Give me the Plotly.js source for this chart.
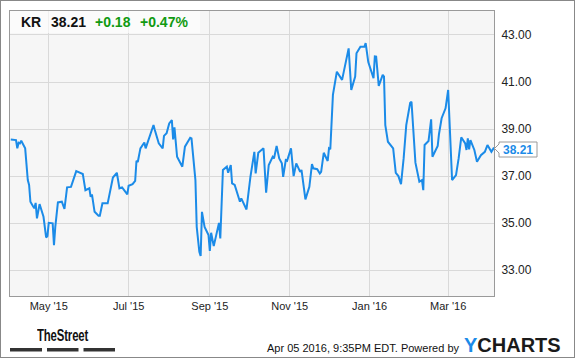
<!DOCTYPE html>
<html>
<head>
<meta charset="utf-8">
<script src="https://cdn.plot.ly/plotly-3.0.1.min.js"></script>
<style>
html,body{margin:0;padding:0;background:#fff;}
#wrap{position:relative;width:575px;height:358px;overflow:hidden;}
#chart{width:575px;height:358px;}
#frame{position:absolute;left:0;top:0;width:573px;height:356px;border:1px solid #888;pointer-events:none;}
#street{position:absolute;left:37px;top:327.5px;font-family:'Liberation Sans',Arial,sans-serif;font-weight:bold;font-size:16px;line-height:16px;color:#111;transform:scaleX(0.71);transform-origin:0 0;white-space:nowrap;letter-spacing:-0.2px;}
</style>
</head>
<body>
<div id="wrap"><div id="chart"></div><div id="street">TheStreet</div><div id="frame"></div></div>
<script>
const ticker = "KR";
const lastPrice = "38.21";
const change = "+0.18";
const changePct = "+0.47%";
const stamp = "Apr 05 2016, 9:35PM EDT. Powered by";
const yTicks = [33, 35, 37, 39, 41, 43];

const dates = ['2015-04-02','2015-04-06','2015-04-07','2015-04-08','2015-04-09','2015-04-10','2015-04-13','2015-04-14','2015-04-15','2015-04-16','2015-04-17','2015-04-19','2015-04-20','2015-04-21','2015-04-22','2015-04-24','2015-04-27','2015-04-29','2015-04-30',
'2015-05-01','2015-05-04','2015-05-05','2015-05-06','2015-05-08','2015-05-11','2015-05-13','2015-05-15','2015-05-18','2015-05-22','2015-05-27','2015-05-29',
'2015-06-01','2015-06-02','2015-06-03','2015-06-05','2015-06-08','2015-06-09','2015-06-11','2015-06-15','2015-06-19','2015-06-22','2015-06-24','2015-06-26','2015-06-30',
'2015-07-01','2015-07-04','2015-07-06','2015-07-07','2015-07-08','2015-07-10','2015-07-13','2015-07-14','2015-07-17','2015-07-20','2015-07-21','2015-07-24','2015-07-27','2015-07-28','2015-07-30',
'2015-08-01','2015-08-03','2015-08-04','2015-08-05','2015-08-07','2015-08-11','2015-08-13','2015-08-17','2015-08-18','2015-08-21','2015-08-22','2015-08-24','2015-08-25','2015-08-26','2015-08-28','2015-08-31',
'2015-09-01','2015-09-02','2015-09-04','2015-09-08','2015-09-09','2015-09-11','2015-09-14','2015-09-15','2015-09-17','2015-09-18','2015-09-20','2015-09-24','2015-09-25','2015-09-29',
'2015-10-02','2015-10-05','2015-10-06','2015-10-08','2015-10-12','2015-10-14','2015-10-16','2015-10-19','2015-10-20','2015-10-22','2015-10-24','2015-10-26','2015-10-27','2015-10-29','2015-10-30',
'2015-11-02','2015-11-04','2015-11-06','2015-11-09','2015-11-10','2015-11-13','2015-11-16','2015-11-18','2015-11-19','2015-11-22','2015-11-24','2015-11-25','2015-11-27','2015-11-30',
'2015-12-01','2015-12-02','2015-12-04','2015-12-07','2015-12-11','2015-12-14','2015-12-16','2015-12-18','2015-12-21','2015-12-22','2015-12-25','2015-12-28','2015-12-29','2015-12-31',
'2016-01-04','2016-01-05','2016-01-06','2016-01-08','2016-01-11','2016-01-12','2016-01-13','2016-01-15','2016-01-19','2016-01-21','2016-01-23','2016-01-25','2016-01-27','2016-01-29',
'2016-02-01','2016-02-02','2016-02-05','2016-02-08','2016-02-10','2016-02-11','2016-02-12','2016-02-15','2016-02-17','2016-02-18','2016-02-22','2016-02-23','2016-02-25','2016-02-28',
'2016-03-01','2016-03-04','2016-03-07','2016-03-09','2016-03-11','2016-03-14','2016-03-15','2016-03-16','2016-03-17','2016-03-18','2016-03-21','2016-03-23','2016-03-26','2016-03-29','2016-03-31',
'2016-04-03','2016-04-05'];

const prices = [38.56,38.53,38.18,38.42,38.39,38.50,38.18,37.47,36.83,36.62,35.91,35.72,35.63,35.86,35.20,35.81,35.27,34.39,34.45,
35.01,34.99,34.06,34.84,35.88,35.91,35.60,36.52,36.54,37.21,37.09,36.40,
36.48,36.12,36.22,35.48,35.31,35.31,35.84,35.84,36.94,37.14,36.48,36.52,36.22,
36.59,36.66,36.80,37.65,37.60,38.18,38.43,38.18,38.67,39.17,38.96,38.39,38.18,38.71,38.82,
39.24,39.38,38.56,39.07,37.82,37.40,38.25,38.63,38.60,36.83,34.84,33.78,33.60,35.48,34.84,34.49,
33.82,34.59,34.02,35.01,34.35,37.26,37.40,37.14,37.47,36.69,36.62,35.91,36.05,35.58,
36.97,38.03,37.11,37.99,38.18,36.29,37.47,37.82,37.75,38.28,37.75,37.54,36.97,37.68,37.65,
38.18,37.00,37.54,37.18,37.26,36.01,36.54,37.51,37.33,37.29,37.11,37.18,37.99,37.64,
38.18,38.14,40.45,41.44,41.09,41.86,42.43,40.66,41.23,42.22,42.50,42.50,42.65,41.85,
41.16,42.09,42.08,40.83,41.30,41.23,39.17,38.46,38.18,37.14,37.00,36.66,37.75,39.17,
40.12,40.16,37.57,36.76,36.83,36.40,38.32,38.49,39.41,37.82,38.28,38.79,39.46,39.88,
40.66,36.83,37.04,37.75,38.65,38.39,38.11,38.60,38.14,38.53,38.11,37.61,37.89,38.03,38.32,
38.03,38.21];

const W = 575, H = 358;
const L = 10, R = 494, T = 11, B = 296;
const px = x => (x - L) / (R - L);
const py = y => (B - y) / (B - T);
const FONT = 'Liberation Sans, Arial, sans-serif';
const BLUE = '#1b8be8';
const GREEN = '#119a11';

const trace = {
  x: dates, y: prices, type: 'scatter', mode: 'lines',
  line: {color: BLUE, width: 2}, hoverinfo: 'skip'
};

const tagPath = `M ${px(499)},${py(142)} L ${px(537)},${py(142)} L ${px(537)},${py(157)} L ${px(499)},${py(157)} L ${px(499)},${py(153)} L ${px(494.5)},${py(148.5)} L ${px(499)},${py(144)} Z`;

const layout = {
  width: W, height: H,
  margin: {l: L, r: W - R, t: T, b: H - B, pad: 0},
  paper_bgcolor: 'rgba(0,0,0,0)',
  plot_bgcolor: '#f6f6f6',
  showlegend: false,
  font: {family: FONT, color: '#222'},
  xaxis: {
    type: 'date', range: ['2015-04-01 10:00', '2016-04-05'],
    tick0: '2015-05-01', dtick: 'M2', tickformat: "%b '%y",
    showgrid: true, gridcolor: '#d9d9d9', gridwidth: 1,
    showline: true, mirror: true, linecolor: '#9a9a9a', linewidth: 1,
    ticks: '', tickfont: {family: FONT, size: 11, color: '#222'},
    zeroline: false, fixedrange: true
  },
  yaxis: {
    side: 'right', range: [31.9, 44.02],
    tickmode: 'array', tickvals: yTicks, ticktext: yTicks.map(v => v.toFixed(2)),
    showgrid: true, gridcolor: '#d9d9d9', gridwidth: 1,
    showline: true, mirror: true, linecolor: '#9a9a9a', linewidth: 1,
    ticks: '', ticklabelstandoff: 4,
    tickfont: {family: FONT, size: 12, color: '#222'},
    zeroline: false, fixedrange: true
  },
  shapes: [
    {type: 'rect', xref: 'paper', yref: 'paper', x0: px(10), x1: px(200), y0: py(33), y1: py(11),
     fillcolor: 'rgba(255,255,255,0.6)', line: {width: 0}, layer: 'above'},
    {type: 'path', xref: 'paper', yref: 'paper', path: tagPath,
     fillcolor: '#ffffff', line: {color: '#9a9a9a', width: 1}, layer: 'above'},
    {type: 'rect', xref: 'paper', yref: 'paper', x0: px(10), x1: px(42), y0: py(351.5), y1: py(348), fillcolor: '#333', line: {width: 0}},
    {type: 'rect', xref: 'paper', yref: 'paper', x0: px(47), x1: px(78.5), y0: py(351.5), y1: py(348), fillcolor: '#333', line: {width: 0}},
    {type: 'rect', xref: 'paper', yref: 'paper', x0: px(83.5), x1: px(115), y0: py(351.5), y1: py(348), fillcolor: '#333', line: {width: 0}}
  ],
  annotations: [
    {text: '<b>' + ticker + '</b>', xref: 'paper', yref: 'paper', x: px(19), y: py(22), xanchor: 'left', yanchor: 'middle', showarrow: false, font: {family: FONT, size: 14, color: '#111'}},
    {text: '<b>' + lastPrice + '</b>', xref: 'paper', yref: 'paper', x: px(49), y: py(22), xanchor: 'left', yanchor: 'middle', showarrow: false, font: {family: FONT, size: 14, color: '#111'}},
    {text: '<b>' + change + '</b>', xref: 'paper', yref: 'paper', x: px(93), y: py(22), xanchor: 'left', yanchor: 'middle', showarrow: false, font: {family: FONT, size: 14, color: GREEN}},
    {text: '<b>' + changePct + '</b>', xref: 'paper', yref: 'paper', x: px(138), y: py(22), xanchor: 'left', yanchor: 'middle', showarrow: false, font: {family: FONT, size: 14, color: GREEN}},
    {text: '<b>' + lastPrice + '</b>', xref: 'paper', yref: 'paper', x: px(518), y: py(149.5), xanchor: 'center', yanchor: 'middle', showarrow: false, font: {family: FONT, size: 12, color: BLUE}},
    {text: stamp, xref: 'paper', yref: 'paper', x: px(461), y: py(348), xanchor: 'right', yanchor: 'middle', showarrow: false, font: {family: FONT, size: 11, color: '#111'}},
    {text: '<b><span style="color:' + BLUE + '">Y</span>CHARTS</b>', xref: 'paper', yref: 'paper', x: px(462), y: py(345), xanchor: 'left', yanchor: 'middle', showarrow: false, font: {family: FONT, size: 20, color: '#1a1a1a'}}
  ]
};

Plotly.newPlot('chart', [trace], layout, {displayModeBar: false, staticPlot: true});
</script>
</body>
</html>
_ _ _ _
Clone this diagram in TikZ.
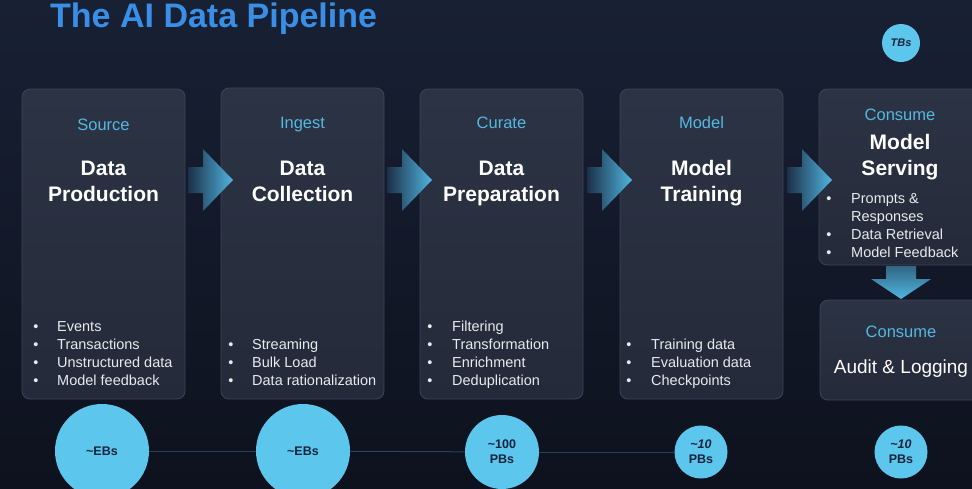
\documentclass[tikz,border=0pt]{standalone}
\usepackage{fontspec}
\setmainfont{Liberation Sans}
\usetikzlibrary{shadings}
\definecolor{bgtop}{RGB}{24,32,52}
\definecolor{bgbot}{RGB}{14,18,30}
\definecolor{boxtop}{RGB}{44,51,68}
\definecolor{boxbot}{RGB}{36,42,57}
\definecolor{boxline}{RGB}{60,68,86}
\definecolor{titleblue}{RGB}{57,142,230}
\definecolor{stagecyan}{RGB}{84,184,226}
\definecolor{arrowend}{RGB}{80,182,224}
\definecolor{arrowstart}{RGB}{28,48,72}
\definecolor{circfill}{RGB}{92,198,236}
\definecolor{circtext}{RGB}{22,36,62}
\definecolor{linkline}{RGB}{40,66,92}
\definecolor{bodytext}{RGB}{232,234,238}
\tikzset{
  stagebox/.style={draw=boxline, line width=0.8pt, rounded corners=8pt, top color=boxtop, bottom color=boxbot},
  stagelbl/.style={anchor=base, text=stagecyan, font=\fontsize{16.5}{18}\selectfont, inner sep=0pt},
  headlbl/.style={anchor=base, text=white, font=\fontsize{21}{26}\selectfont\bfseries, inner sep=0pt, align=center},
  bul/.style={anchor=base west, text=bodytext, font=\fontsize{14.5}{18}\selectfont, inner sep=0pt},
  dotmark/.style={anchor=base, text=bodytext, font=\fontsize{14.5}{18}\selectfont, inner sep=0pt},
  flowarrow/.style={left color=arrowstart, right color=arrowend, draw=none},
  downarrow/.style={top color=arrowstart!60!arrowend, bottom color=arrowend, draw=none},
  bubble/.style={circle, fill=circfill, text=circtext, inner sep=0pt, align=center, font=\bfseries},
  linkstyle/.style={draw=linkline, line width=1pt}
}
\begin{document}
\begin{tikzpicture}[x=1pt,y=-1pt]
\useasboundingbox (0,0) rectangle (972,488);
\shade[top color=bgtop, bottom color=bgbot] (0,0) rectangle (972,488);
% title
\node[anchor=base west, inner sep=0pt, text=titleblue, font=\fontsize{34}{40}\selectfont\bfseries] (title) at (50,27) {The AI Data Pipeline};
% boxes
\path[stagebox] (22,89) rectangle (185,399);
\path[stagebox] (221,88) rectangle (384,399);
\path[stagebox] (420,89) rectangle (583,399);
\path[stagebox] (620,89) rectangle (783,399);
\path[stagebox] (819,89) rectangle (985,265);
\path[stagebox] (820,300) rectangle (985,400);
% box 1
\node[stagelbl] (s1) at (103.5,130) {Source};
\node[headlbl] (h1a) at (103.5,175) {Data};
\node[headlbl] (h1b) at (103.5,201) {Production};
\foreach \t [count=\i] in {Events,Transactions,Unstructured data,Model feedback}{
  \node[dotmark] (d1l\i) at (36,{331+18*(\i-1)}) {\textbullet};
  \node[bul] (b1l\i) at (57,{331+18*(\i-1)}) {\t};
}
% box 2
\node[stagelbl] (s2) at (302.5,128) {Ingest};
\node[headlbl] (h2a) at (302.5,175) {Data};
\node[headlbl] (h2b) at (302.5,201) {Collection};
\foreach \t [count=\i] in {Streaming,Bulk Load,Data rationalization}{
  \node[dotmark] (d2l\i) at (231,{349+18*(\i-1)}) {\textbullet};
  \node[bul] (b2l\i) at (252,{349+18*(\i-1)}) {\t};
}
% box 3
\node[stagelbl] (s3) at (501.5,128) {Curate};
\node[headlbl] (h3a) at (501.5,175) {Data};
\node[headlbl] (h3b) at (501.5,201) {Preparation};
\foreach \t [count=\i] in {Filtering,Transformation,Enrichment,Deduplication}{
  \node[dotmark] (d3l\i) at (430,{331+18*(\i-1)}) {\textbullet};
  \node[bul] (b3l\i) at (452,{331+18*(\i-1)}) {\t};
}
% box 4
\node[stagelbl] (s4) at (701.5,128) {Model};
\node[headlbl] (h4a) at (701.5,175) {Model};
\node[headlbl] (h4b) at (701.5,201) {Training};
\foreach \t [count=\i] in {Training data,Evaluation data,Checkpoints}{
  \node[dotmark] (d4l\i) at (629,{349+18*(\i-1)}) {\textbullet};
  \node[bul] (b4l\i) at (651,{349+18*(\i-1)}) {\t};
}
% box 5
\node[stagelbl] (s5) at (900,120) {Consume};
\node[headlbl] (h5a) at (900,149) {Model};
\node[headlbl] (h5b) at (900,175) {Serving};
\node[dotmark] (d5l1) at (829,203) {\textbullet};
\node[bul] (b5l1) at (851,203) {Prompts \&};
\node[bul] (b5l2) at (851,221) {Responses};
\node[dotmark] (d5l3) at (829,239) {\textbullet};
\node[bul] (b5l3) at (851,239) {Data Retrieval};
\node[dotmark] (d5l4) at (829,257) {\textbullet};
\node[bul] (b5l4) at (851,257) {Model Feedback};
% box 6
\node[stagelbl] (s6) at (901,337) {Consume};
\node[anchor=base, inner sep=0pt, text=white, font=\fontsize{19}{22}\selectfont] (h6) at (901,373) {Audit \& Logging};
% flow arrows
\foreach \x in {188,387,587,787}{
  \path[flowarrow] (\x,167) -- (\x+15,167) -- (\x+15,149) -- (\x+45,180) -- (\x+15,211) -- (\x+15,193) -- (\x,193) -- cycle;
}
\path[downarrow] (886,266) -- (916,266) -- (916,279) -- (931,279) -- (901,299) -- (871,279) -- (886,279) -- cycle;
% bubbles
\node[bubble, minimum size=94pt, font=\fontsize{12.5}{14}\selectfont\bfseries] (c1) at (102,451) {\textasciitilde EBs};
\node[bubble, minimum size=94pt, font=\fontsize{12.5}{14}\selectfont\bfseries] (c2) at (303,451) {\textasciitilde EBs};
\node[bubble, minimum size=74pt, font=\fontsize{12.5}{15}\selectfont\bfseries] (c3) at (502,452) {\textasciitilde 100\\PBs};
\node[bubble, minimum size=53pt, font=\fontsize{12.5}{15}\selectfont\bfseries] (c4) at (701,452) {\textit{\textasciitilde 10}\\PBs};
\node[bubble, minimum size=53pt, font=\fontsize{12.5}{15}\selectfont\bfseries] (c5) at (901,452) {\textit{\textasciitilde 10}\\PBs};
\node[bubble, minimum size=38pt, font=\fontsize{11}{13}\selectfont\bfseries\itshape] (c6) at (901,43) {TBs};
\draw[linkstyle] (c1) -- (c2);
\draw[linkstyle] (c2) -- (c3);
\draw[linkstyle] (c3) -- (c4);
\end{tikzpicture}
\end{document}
_ _ _ _
REQUEST:
Reproduce the data above exactly, but only from the line containing "Give me the Plotly.js source for this chart." through the line containing "const yTicks = [33, 35, 37, 39, 41, 43];"; skip the pictures.

TASK ANSWER:
Give me the Plotly.js source for this chart.
<!DOCTYPE html>
<html>
<head>
<meta charset="utf-8">
<script src="https://cdn.plot.ly/plotly-3.0.1.min.js"></script>
<style>
html,body{margin:0;padding:0;background:#fff;}
#wrap{position:relative;width:575px;height:358px;overflow:hidden;}
#chart{width:575px;height:358px;}
#frame{position:absolute;left:0;top:0;width:573px;height:356px;border:1px solid #888;pointer-events:none;}
#street{position:absolute;left:37px;top:327.5px;font-family:'Liberation Sans',Arial,sans-serif;font-weight:bold;font-size:16px;line-height:16px;color:#111;transform:scaleX(0.71);transform-origin:0 0;white-space:nowrap;letter-spacing:-0.2px;}
</style>
</head>
<body>
<div id="wrap"><div id="chart"></div><div id="street">TheStreet</div><div id="frame"></div></div>
<script>
const ticker = "KR";
const lastPrice = "38.21";
const change = "+0.18";
const changePct = "+0.47%";
const stamp = "Apr 05 2016, 9:35PM EDT. Powered by";
const yTicks = [33, 35, 37, 39, 41, 43];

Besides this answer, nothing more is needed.